People love to post about how “strong” mothers are. But strength without support is exploitation. You can’t claim to care about mothers and vote against paid family leave. You can’t buy your mom a bouquet and ignore the fact that women are leaving the workforce in droves because child care is unaffordable. You can’t say you love your mom and then stand by as other moms are deported, dismissed or left behind.

The U.S. remains the only industrialized country without guaranteed paid parental leave, and most workers, especially mothers, are left with just 12 weeks of unpaid leave — if they qualify at all. Childcare costs more than college in some states. Medical debt crushes new mothers before their babies can take their first steps. And somehow, the people in power have decided the problem is that moms are demanding too much by asking for time, dignity and a safe place to raise their kids.

Courtesy of Freepik

This Mother’s Day, I will hopefully get my mom something that can convey how amazing she is by voting, protesting and speaking out for the rights of millions of women and mothers everywhere, like their lives depend on it — because they do.
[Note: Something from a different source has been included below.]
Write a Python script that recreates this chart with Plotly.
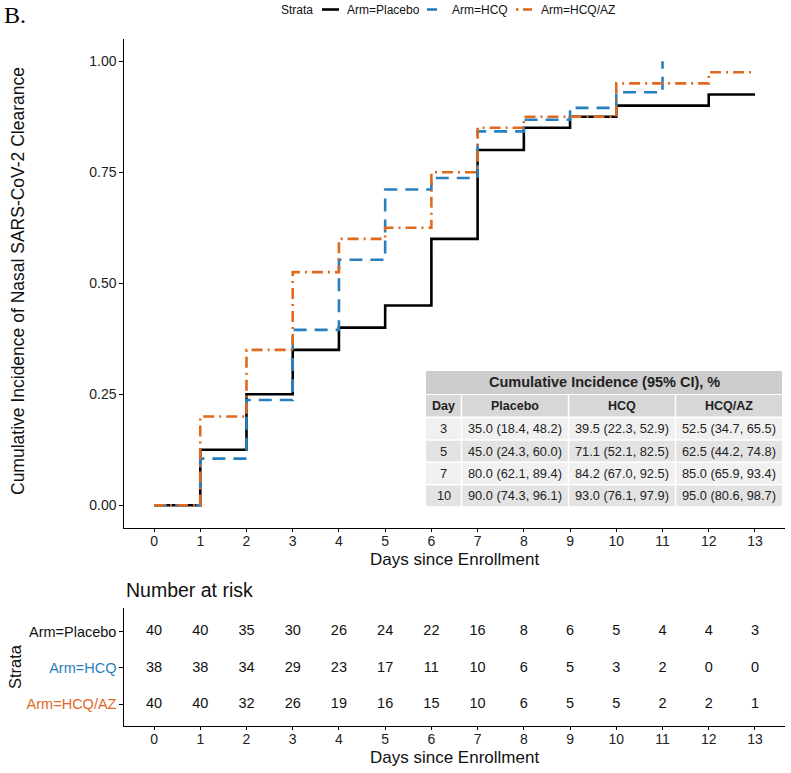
import plotly.graph_objects as go

W, H = 791, 773

# ---------------- data ----------------
days = list(range(0, 14))
placebo_ci = [0, 0.125, 0.25, 0.35, 0.40, 0.45, 0.60, 0.80, 0.85, 0.875, 0.90, 0.90, 0.925, 0.925]
hcq_days = list(range(0, 12))
hcq_ci = [0, 0.105, 0.237, 0.395, 0.553, 0.711, 0.737, 0.842, 0.868, 0.895, 0.93, 1.0]
hcqaz_ci = [0, 0.20, 0.35, 0.525, 0.60, 0.625, 0.75, 0.85, 0.875, 0.875, 0.95, 0.95, 0.975, 0.975]

strata = ["Arm=Placebo", "Arm=HCQ", "Arm=HCQ/AZ"]
risk_placebo = [40, 40, 35, 30, 26, 24, 22, 16, 8, 6, 5, 4, 4, 3]
risk_hcq = [38, 38, 34, 29, 23, 17, 11, 10, 6, 5, 3, 2, 0, 0]
risk_hcqaz = [40, 40, 32, 26, 19, 16, 15, 10, 6, 5, 5, 2, 2, 1]

y_ticks = [0.0, 0.25, 0.50, 0.75, 1.00]
y_ticklabels = ["0.00", "0.25", "0.50", "0.75", "1.00"]

table_title = "Cumulative Incidence (95% CI), %"
table_header = ["Day", "Placebo", "HCQ", "HCQ/AZ"]
table_day = ["3", "5", "7", "10"]
table_placebo = ["35.0 (18.4, 48.2)", "45.0 (24.3, 60.0)", "80.0 (62.1, 89.4)", "90.0 (74.3, 96.1)"]
table_hcq = ["39.5 (22.3, 52.9)", "71.1 (52.1, 82.5)", "84.2 (67.0, 92.5)", "93.0 (76.1, 97.9)"]
table_hcqaz = ["52.5 (34.7, 65.5)", "62.5 (44.2, 74.8)", "85.0 (65.9, 93.4)", "95.0 (80.6, 98.7)"]

# ---------------- style ----------------
BLACK = "#000000"
BLUE = "#2680BF"
ORANGE = "#E0691F"
FONT = "Liberation Sans, Arial, sans-serif"


def px_x(p):
    return p / W


def px_y(p):
    return 1 - p / H


fig = go.Figure()

fig.add_trace(go.Scatter(x=days, y=placebo_ci, mode="lines", line_shape="hv",
                         name=strata[0], showlegend=False,
                         line=dict(color=BLACK, width=2.6)))
fig.add_trace(go.Scatter(x=hcq_days, y=hcq_ci, mode="lines", line_shape="hv",
                         name=strata[1], showlegend=False,
                         line=dict(color=BLUE, width=2.6, dash="13px,8px")))
fig.add_trace(go.Scatter(x=days, y=hcqaz_ci, mode="lines", line_shape="hv",
                         name=strata[2], showlegend=False,
                         line=dict(color=ORANGE, width=2.6, dash="11px,5px,2px,5px")))

# risk table text
for vals, row in [(risk_placebo, 3), (risk_hcq, 2), (risk_hcqaz, 1)]:
    fig.add_trace(go.Scatter(x=days, y=[row] * len(days), mode="text",
                             text=[str(v) for v in vals], textposition="middle center",
                             textfont=dict(family=FONT, size=14.5, color="#111"),
                             showlegend=False, xaxis="x2", yaxis="y2", hoverinfo="skip"))

shapes = []
annotations = []

# ---------------- legend (ggplot style, drawn manually) ----------------
LEG_Y = 9.5
LEG_FONT = dict(family=FONT, size=12, color="#111")
annotations.append(dict(text="Strata", x=px_x(279), y=px_y(LEG_Y), xref="paper", yref="paper",
                        xanchor="left", yanchor="middle", showarrow=False, font=LEG_FONT))
# (label, colour, visible key pieces relative to key start, key start, text start)
legend_keys = [
    (strata[0], BLACK, [(0, 17)], 322, 345),
    (strata[1], BLUE, [(0, 10)], 427, 450),
    (strata[2], ORANGE, [(0, 2.5), (7, 16)], 516, 539),
]
for name, col, segs, k0, tx in legend_keys:
    for a, b in segs:
        shapes.append(dict(type="line", xref="paper", yref="paper",
                           x0=px_x(k0 + a), x1=px_x(k0 + b), y0=px_y(LEG_Y), y1=px_y(LEG_Y),
                           line=dict(color=col, width=2.6)))
    annotations.append(dict(text=name, x=px_x(tx), y=px_y(LEG_Y), xref="paper", yref="paper",
                            xanchor="left", yanchor="middle", showarrow=False, font=LEG_FONT))

# ---------------- CI table (drawn with shapes + annotations) ----------------
col_edges = [426, 461.5, 568.5, 675.5, 782]
title_rows = (371, 394)
header_rows = (395, 416.5)
body_top, body_h = 417.5, 22.4
row_fill = ["#f0f0f0", "#e3e3e3", "#f0f0f0", "#e3e3e3"]
gap = 0.75

shapes.append(dict(type="rect", xref="paper", yref="paper",
                   x0=px_x(col_edges[0]), x1=px_x(col_edges[-1]),
                   y0=px_y(title_rows[1]), y1=px_y(title_rows[0]),
                   fillcolor="#cdcdcd", line=dict(width=0), layer="above"))
annotations.append(dict(text="<b>%s</b>" % table_title,
                        x=px_x((col_edges[0] + col_edges[-1]) / 2), y=px_y(sum(title_rows) / 2),
                        xref="paper", yref="paper", xanchor="center", yanchor="middle",
                        showarrow=False, font=dict(family=FONT, size=14.5, color="#222")))

columns = [table_day, table_placebo, table_hcq, table_hcqaz]
for ci in range(4):
    x0, x1 = col_edges[ci] + gap, col_edges[ci + 1] - gap
    if ci == 0:
        x0 = col_edges[0]
    if ci == 3:
        x1 = col_edges[-1]
    shapes.append(dict(type="rect", xref="paper", yref="paper",
                       x0=px_x(x0), x1=px_x(x1), y0=px_y(header_rows[1]), y1=px_y(header_rows[0]),
                       fillcolor="#d7d7d7", line=dict(width=0), layer="above"))
    annotations.append(dict(text="<b>%s</b>" % table_header[ci],
                            x=px_x((col_edges[ci] + col_edges[ci + 1]) / 2),
                            y=px_y(sum(header_rows) / 2),
                            xref="paper", yref="paper", xanchor="center", yanchor="middle",
                            showarrow=False, font=dict(family=FONT, size=12.5, color="#222")))
    for ri, val in enumerate(columns[ci]):
        y0 = body_top + ri * body_h + gap
        y1 = body_top + (ri + 1) * body_h - gap
        shapes.append(dict(type="rect", xref="paper", yref="paper",
                           x0=px_x(x0), x1=px_x(x1), y0=px_y(y1), y1=px_y(y0),
                           fillcolor=row_fill[ri], line=dict(width=0), layer="above"))
        annotations.append(dict(text=val,
                                x=px_x((col_edges[ci] + col_edges[ci + 1]) / 2),
                                y=px_y((y0 + y1) / 2),
                                xref="paper", yref="paper", xanchor="center", yanchor="middle",
                                showarrow=False, font=dict(family=FONT, size=12.8, color="#222")))

annotations += [
    dict(text="B.", x=px_x(2), y=px_y(15), xref="paper", yref="paper", xanchor="left",
         yanchor="middle",
         showarrow=False, font=dict(family="Liberation Serif, Times New Roman, serif", size=24, color="black")),
    dict(text="Cumulative Incidence of Nasal SARS-CoV-2 Clearance", textangle=-90,
         x=px_x(18), y=px_y(281), xref="paper", yref="paper", showarrow=False,
         xanchor="center", yanchor="middle",
         font=dict(family=FONT, size=17.5, color="#111")),
    dict(text="Days since Enrollment", x=px_x(454.5), y=px_y(559), xref="paper", yref="paper",
         xanchor="center", yanchor="middle",
         showarrow=False, font=dict(family=FONT, size=17, color="#111")),
    dict(text="Number at risk", x=px_x(124), y=px_y(590), xref="paper", yref="paper",
         xanchor="left", yanchor="middle", showarrow=False, font=dict(family=FONT, size=19.5, color="#111")),
    dict(text="Strata", textangle=-90, x=px_x(15), y=px_y(667), xref="paper", yref="paper",
         xanchor="center", yanchor="middle",
         showarrow=False, font=dict(family=FONT, size=16.5, color="#111")),
    dict(text="Days since Enrollment", x=px_x(454.5), y=px_y(757), xref="paper", yref="paper",
         xanchor="center", yanchor="middle",
         showarrow=False, font=dict(family=FONT, size=17, color="#111")),
]

axis_common = dict(showgrid=False, zeroline=False, showline=True, linecolor="black",
                   linewidth=1.3, ticks="outside", ticklen=3.5, tickcolor="black",
                   tickwidth=1.1, tickfont=dict(family=FONT, size=14, color="#222"),
                   automargin=False)

x_dom = [px_x(124), px_x(785)]
fig.update_layout(
    width=W, height=H,
    margin=dict(l=0, r=0, t=0, b=0),
    paper_bgcolor="white", plot_bgcolor="white",
    font=dict(family=FONT, color="#222"),
    showlegend=False,
    xaxis=dict(domain=x_dom, range=[-0.65, 13.65], tickvals=days, anchor="y",
               ticklabelstandoff=-3, **axis_common),
    yaxis=dict(domain=[px_y(527.5), px_y(39)], range=[-0.05, 1.05], tickvals=y_ticks,
               ticktext=y_ticklabels, anchor="x", **axis_common),
    xaxis2=dict(domain=x_dom, range=[-0.65, 13.65], tickvals=days, anchor="y2",
                ticklabelstandoff=-3, **axis_common),
    yaxis2=dict(domain=[px_y(725.7), px_y(608)], range=[0.41, 3.65], tickvals=[3, 2, 1],
                ticktext=['<span style="color:#111">Arm=Placebo</span>',
                          '<span style="color:%s">Arm=HCQ</span>' % BLUE,
                          '<span style="color:%s">Arm=HCQ/AZ</span>' % ORANGE],
                anchor="x2", **{**axis_common, "tickfont": dict(family=FONT, size=14.5, color="#111")}),
    shapes=shapes,
    annotations=annotations,
)

fig.write_html("out.html", post_script="document.body.style.margin='0';",
               config={"displayModeBar": False})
I will speak out against President Trump’s cruel policies that punish caregivers, and I will advocate for universal childcare, paid leave, healthcare access, restoring Title IX, DEI programs and immigration justice.

Mothers don’t need empty praise; they need protection and urgent policy reform. Women and mothers everywhere need a country that values their lives, not just their labor.

So, yes, celebrate your maternal figures by writing them a card, hugging them tight and telling them you love them. But after the brunch ends and the flowers wilt, remember this: If we truly love our mothers, we must build a world where they can thrive, not just survive.